I’m not in a position to talk about the state of animation in general in Japan, so I’d just like to talk about my own circumstances. The labor conditions for animators in Japan are, in general, too harsh. We want to make things better, and have tried to do so, but the ground we can cover is too narrow. Having said that, though, we are hiring over 20 new animators, and they will be receiving normal wages. We can’t immediately tell their aptitude for the job. However, for a 10 day period in Hongo in Tokyo, we had people come and carried out a range of tests to test their aptitude for the work. So, starting from April, there will be 22 new animators joining us. In order to train them, we’ll be having them involved in the production of a work, and after that we’ll continue such efforts.

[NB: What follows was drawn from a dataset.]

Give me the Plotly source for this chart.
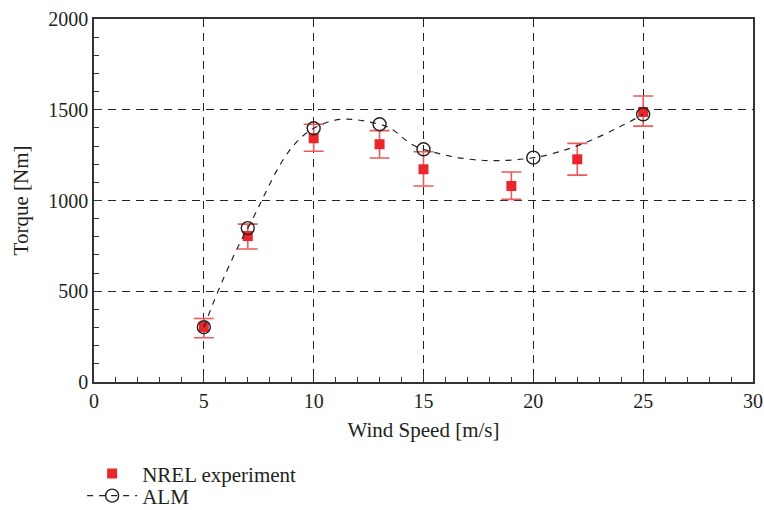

At any rate, what we want to do is not to depend on the outside world and take advantage of the gap that exists in the labor conditions [between Japan and other countries]. We are not going to do anything to that effect.

Dr Drago Stambuk, Ambassador of Croatia. I would like to use this opportunity first to ask why you chose to use the backdrop of Croatia for your picture, though you didn’t go to visit the country, and would also like to use this opportunity to invite you to visit Croatia...
When I made the film Porco Rosso, the setting was in the Adriatic Sea. There were flying boat fighter planes that were used for that film, and yet in World War I, it was only the Italian and Austrian air forces that took advantage of such aircraft, so that gave us our setting. We thought that, because of the setting, it would be obvious that the hero would have some place to hide among the islands of Croatia. I didn’t actually visit Croatia, so I stared at aerial shots of the country for so long that there must now be holes in those photographs. But I fear that, if I actually go there, it will be considerably different from what was depicted in the film.
I originally intended to create a relaxing film, but after we started production, the conflict in Yugoslavia began, and there was much attention focused on the bombings in Dubrovnik in Croatia. Our film ended up being heavier and gloomier in nature. However, I’d like to express my happiness at seeing the peaceful state that Croatia is now in.

And when do you intend to go to Croatia?
(Laughs) I’m not in a position to reply at this point. After going back to my studio, I’d like to discuss that very carefully with my producer.